Send back the unfair postal package levy

Israel Postal Company knows that most ordinary folks remain its captive clients, a fact which renders its new demands particularly unacceptable.

Israel Post 311 (photo credit: Marc Israel Sellem / The Jerusalem Post)
Israel Post 311
(photo credit: Marc Israel Sellem / The Jerusalem Post)
In theory, a globalized economy coupled with extensive privatization promises consumers lower prices, better services and freer access to goods by dint of competition and discontinuation of protectionist restrictions. The boom in online retailing attests to the new, improved worldwide trade environment. We, the people, are supposed to be the direct beneficiaries.
Israel, however, sometimes appears bent on proving precisely the opposite. In our case, privatization can actually lead to higher costs, discourage competition, limit access and in effect impose unprecedented restrictions. A vexing case in point is the Israel Postal Company (IPC), which replaced the state postal authority.
IPC remains state-owned but operates as an independent for-profit business. Among the “improvements” it has recently announced to the public is the introduction, from January 2011, of a minimum NIS 38 “service fee” to be paid upon the receipt of any package from abroad.
The levy is mandatory regardless of the value of the package’s contents and even if said package is exempt from customs duty. The fee could rise significantly depending on “the amount of work” involved in processing the package. Since such determination is likely to be inexact and not based on objective criteria, the charge may ultimately hinge on the whims of individual postal employees.
These levies could be hiked in future, given the patent lack of impartial benchmarks and vague fee-fixing standards. Hypothetically, IPC could cover deficits or boost profits via capricious increases.
The pretext is that the IPC had an unfair advantage over private delivery firms, all of whose parcels go through customs inspection, mandating service fees. Therefore, all IPC parcels will also go through customs and be processed by an outside contractor at the public’s expense.

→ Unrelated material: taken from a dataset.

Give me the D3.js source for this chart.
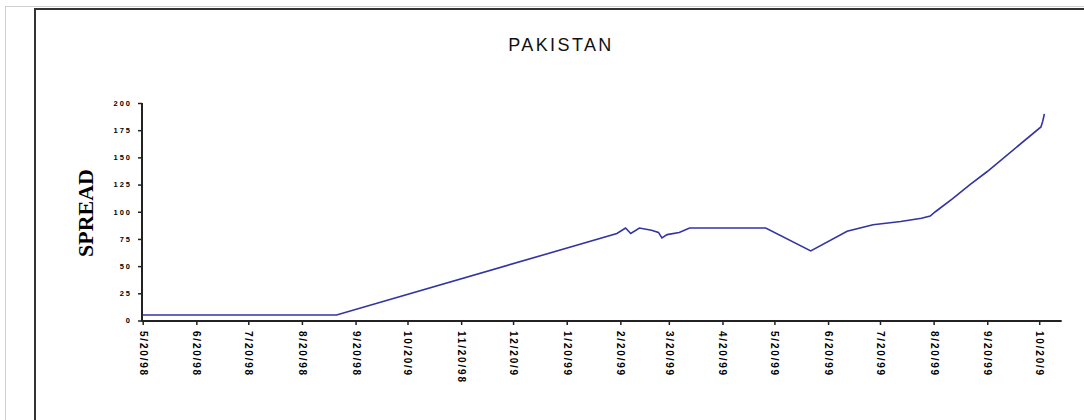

The Israeli solution of making the postal services more expensive is the exact opposite of the American approach. Even a free-enterprise proponent like the US didn’t expose basic postal services to competition, lest, for example, remote locales be neglected. The only exceptions were parcel and express services, but only on condition that they charge significantly higher fees than the post office and meet set speed requirements.
America wishes to give its postal service an advantage.Israel is intent on eradicating said advantage.

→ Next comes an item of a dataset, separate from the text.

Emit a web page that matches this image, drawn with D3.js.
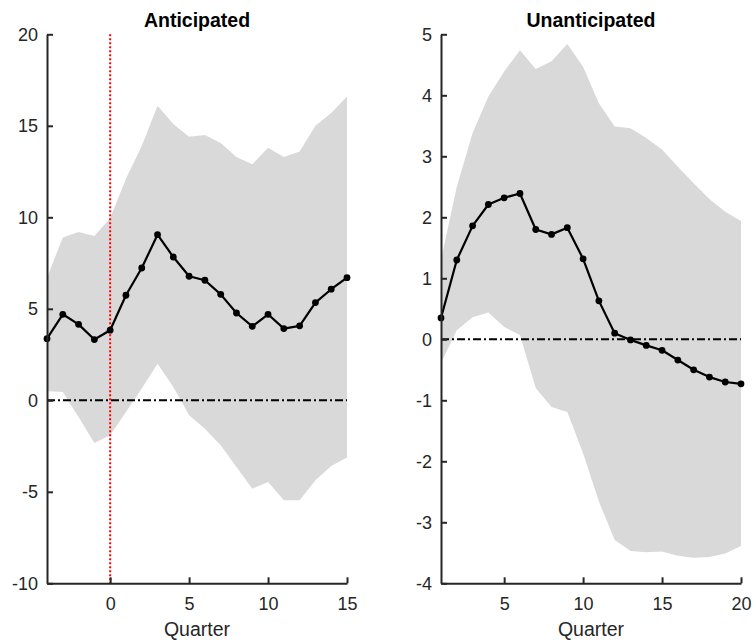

Parcels valued at $50 or less will be charged NIS 38, more than $10 at today’s exchange rate. Higher valuations will mean higher fees, with customs and VAT surcharges to boot.
THE COMPULSORY inspection of everything will significantly delay deliveries. Customers ordering from firms like Amazon, eBay, and so on might end up paying more in surcharges than for their purchases.
Requiring remuneration from a passive addressee is disgraceful, especially in a country full of immigrants with ongoing ties abroad, and in the age of online shopping.
Potentially this is worse than what yesteryear’s austerity-gripped Israel knew. Even then, books, for instance, were duty-free, as befits the People of the Book.
The Communications Ministry and MKs Meir Sheetrit and Robert Ilatov have come out against the levies. We support their fight. The government must step in – both as IPC’s owner and as protector of the consumer.
Since basic postal services cannot be easily opened to outright competition, consumers remain dependent on the post office no matter what its formal name, status and organizational structure. Effectively they can be held hostage. The government, therefore, retains at least a regulatory obligation. Its duty is to prevent its affiliate, even if classified as an independent establishment, from holding the public to ransom.
The public has no viable alternatives to basic mail service, making it vulnerable to what amounts to extortion.
Indeed in the very few cases internationally of postal service privatization (never full), no meaningful competition ensued, while overall cost of services to consumers increased.
While publicly owned postal services worldwide continue to lose significant chunks of their market share to private carriers, these generally are too expensive for individuals and households in everyday circumstances.
IPC knows that most ordinary folks remain its captive clients, a fact which renders its new demands particularly unacceptable.